> [Short task]: Skip the pictures and repeat each line of the data exactly.

> [Provided data]:
--------------------------------------------------

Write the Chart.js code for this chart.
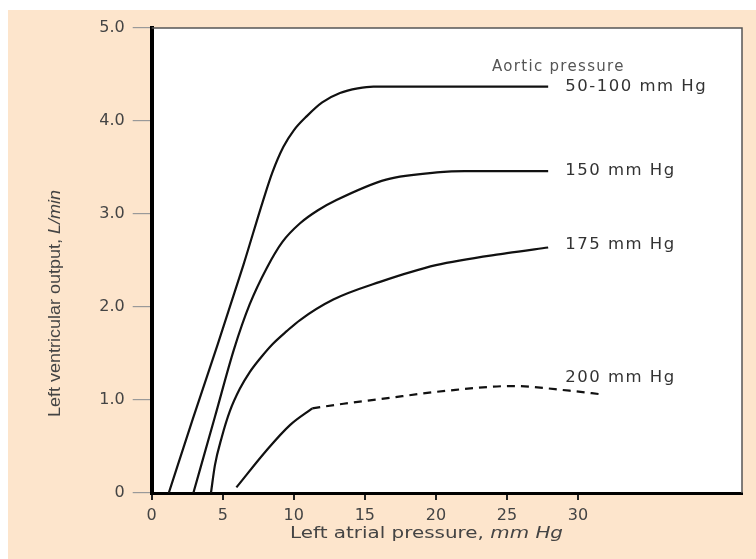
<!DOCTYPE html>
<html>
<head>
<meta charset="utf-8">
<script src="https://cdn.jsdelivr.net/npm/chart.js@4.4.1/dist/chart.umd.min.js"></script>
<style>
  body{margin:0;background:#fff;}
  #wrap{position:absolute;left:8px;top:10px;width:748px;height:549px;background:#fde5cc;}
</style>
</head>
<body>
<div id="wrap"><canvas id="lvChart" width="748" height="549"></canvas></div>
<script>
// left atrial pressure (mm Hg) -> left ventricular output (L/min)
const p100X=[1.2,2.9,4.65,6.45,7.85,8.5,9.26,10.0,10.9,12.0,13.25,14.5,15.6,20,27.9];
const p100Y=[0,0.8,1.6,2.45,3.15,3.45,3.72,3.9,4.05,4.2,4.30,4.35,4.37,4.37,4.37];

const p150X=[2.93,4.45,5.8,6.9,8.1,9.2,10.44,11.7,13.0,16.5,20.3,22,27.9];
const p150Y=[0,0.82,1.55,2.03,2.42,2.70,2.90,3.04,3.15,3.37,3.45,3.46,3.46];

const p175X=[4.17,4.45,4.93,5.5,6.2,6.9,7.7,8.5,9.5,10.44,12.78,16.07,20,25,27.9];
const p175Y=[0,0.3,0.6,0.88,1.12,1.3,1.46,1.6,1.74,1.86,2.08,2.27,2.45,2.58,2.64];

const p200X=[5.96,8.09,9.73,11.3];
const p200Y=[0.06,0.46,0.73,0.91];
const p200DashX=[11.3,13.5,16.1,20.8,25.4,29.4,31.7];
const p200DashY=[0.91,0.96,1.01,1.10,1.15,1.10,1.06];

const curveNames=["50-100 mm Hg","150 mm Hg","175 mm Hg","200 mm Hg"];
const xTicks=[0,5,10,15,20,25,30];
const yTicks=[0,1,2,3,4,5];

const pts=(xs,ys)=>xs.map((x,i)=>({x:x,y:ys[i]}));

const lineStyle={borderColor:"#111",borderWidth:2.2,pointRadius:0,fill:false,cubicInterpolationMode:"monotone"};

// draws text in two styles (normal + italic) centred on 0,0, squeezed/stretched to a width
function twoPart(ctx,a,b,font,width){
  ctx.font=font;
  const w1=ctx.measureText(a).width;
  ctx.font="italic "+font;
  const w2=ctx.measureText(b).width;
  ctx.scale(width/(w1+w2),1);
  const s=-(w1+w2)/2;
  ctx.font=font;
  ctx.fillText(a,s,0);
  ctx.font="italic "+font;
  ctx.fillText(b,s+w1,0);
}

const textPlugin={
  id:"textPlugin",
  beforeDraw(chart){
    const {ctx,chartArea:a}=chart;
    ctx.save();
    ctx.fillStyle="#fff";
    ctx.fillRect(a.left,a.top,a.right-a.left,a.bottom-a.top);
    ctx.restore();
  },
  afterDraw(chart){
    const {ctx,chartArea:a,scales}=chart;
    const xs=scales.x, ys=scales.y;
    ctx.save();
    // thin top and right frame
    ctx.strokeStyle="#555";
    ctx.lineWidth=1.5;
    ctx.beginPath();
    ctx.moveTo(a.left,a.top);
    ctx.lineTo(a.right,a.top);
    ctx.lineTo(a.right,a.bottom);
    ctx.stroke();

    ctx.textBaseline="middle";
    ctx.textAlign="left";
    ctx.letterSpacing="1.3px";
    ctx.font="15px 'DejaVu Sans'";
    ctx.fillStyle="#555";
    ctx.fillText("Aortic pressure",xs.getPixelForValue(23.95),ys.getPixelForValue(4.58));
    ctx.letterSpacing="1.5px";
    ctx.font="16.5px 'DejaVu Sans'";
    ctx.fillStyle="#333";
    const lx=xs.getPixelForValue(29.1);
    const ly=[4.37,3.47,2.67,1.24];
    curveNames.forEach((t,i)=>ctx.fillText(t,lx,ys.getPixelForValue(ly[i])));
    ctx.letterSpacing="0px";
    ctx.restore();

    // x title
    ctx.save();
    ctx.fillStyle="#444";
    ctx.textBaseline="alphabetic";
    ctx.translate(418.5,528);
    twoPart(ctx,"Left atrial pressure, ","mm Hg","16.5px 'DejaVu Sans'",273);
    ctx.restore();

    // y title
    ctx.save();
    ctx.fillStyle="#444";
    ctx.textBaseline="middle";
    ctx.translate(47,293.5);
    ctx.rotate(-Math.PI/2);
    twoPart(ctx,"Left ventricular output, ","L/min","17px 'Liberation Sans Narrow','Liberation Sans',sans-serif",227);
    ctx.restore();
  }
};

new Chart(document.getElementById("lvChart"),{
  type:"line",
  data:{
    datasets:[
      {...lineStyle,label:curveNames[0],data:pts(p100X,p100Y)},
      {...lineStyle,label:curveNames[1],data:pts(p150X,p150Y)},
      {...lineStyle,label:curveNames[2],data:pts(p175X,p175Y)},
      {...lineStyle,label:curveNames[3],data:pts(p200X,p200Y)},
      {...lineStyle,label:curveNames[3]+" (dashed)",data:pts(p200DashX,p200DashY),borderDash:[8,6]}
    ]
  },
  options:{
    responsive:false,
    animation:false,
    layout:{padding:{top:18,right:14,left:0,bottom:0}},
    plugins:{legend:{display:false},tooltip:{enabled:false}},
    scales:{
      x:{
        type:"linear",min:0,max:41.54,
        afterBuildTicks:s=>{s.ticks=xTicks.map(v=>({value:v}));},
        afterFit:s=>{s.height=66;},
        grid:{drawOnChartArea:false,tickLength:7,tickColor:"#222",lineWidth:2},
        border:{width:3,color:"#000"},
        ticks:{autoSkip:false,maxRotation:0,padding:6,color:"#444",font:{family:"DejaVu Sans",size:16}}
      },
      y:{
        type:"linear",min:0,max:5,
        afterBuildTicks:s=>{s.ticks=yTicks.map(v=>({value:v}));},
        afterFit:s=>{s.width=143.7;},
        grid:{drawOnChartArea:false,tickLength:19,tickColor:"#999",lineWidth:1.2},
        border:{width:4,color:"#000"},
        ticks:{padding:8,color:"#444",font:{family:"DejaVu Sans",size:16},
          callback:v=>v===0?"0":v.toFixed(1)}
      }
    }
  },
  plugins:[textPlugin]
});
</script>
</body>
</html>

--------------------------------------------------

> [Task answer]:
Write the Chart.js code for this chart.
<!DOCTYPE html>
<html>
<head>
<meta charset="utf-8">
<script src="https://cdn.jsdelivr.net/npm/chart.js@4.4.1/dist/chart.umd.min.js"></script>
<style>
  body{margin:0;background:#fff;}
  #wrap{position:absolute;left:8px;top:10px;width:748px;height:549px;background:#fde5cc;}
</style>
</head>
<body>
<div id="wrap"><canvas id="lvChart" width="748" height="549"></canvas></div>
<script>
// left atrial pressure (mm Hg) -> left ventricular output (L/min)
const p100X=[1.2,2.9,4.65,6.45,7.85,8.5,9.26,10.0,10.9,12.0,13.25,14.5,15.6,20,27.9];
const p100Y=[0,0.8,1.6,2.45,3.15,3.45,3.72,3.9,4.05,4.2,4.30,4.35,4.37,4.37,4.37];

const p150X=[2.93,4.45,5.8,6.9,8.1,9.2,10.44,11.7,13.0,16.5,20.3,22,27.9];
const p150Y=[0,0.82,1.55,2.03,2.42,2.70,2.90,3.04,3.15,3.37,3.45,3.46,3.46];

const p175X=[4.17,4.45,4.93,5.5,6.2,6.9,7.7,8.5,9.5,10.44,12.78,16.07,20,25,27.9];
const p175Y=[0,0.3,0.6,0.88,1.12,1.3,1.46,1.6,1.74,1.86,2.08,2.27,2.45,2.58,2.64];

const p200X=[5.96,8.09,9.73,11.3];
const p200Y=[0.06,0.46,0.73,0.91];
const p200DashX=[11.3,13.5,16.1,20.8,25.4,29.4,31.7];
const p200DashY=[0.91,0.96,1.01,1.10,1.15,1.10,1.06];

const curveNames=["50-100 mm Hg","150 mm Hg","175 mm Hg","200 mm Hg"];
const xTicks=[0,5,10,15,20,25,30];
const yTicks=[0,1,2,3,4,5];

const pts=(xs,ys)=>xs.map((x,i)=>({x:x,y:ys[i]}));

const lineStyle={borderColor:"#111",borderWidth:2.2,pointRadius:0,fill:false,cubicInterpolationMode:"monotone"};

// draws text in two styles (normal + italic) centred on 0,0, squeezed/stretched to a width
function twoPart(ctx,a,b,font,width){
  ctx.font=font;
  const w1=ctx.measureText(a).width;
  ctx.font="italic "+font;
  const w2=ctx.measureText(b).width;
  ctx.scale(width/(w1+w2),1);
  const s=-(w1+w2)/2;
  ctx.font=font;
  ctx.fillText(a,s,0);
  ctx.font="italic "+font;
  ctx.fillText(b,s+w1,0);
}

const textPlugin={
  id:"textPlugin",
  beforeDraw(chart){
    const {ctx,chartArea:a}=chart;
    ctx.save();
    ctx.fillStyle="#fff";
    ctx.fillRect(a.left,a.top,a.right-a.left,a.bottom-a.top);
    ctx.restore();
  },
  afterDraw(chart){
    const {ctx,chartArea:a,scales}=chart;
    const xs=scales.x, ys=scales.y;
    ctx.save();
    // thin top and right frame
    ctx.strokeStyle="#555";
    ctx.lineWidth=1.5;
    ctx.beginPath();
    ctx.moveTo(a.left,a.top);
    ctx.lineTo(a.right,a.top);
    ctx.lineTo(a.right,a.bottom);
    ctx.stroke();

    ctx.textBaseline="middle";
    ctx.textAlign="left";
    ctx.letterSpacing="1.3px";
    ctx.font="15px 'DejaVu Sans'";
    ctx.fillStyle="#555";
    ctx.fillText("Aortic pressure",xs.getPixelForValue(23.95),ys.getPixelForValue(4.58));
    ctx.letterSpacing="1.5px";
    ctx.font="16.5px 'DejaVu Sans'";
    ctx.fillStyle="#333";
    const lx=xs.getPixelForValue(29.1);
    const ly=[4.37,3.47,2.67,1.24];
    curveNames.forEach((t,i)=>ctx.fillText(t,lx,ys.getPixelForValue(ly[i])));
    ctx.letterSpacing="0px";
    ctx.restore();

    // x title
    ctx.save();
    ctx.fillStyle="#444";
    ctx.textBaseline="alphabetic";
    ctx.translate(418.5,528);
    twoPart(ctx,"Left atrial pressure, ","mm Hg","16.5px 'DejaVu Sans'",273);
    ctx.restore();

    // y title
    ctx.save();
    ctx.fillStyle="#444";
    ctx.textBaseline="middle";
    ctx.translate(47,293.5);
    ctx.rotate(-Math.PI/2);
    twoPart(ctx,"Left ventricular output, ","L/min","17px 'Liberation Sans Narrow','Liberation Sans',sans-serif",227);
    ctx.restore();
  }
};

new Chart(document.getElementById("lvChart"),{
  type:"line",
  data:{
    datasets:[
      {...lineStyle,label:curveNames[0],data:pts(p100X,p100Y)},
      {...lineStyle,label:curveNames[1],data:pts(p150X,p150Y)},
      {...lineStyle,label:curveNames[2],data:pts(p175X,p175Y)},
      {...lineStyle,label:curveNames[3],data:pts(p200X,p200Y)},
      {...lineStyle,label:curveNames[3]+" (dashed)",data:pts(p200DashX,p200DashY),borderDash:[8,6]}
    ]
  },
  options:{
    responsive:false,
    animation:false,
    layout:{padding:{top:18,right:14,left:0,bottom:0}},
    plugins:{legend:{display:false},tooltip:{enabled:false}},
    scales:{
      x:{
        type:"linear",min:0,max:41.54,
        afterBuildTicks:s=>{s.ticks=xTicks.map(v=>({value:v}));},
        afterFit:s=>{s.height=66;},
        grid:{drawOnChartArea:false,tickLength:7,tickColor:"#222",lineWidth:2},
        border:{width:3,color:"#000"},
        ticks:{autoSkip:false,maxRotation:0,padding:6,color:"#444",font:{family:"DejaVu Sans",size:16}}
      },
      y:{
        type:"linear",min:0,max:5,
        afterBuildTicks:s=>{s.ticks=yTicks.map(v=>({value:v}));},
        afterFit:s=>{s.width=143.7;},
        grid:{drawOnChartArea:false,tickLength:19,tickColor:"#999",lineWidth:1.2},
        border:{width:4,color:"#000"},
        ticks:{padding:8,color:"#444",font:{family:"DejaVu Sans",size:16},
          callback:v=>v===0?"0":v.toFixed(1)}
      }
    }
  },
  plugins:[textPlugin]
});
</script>
</body>
</html>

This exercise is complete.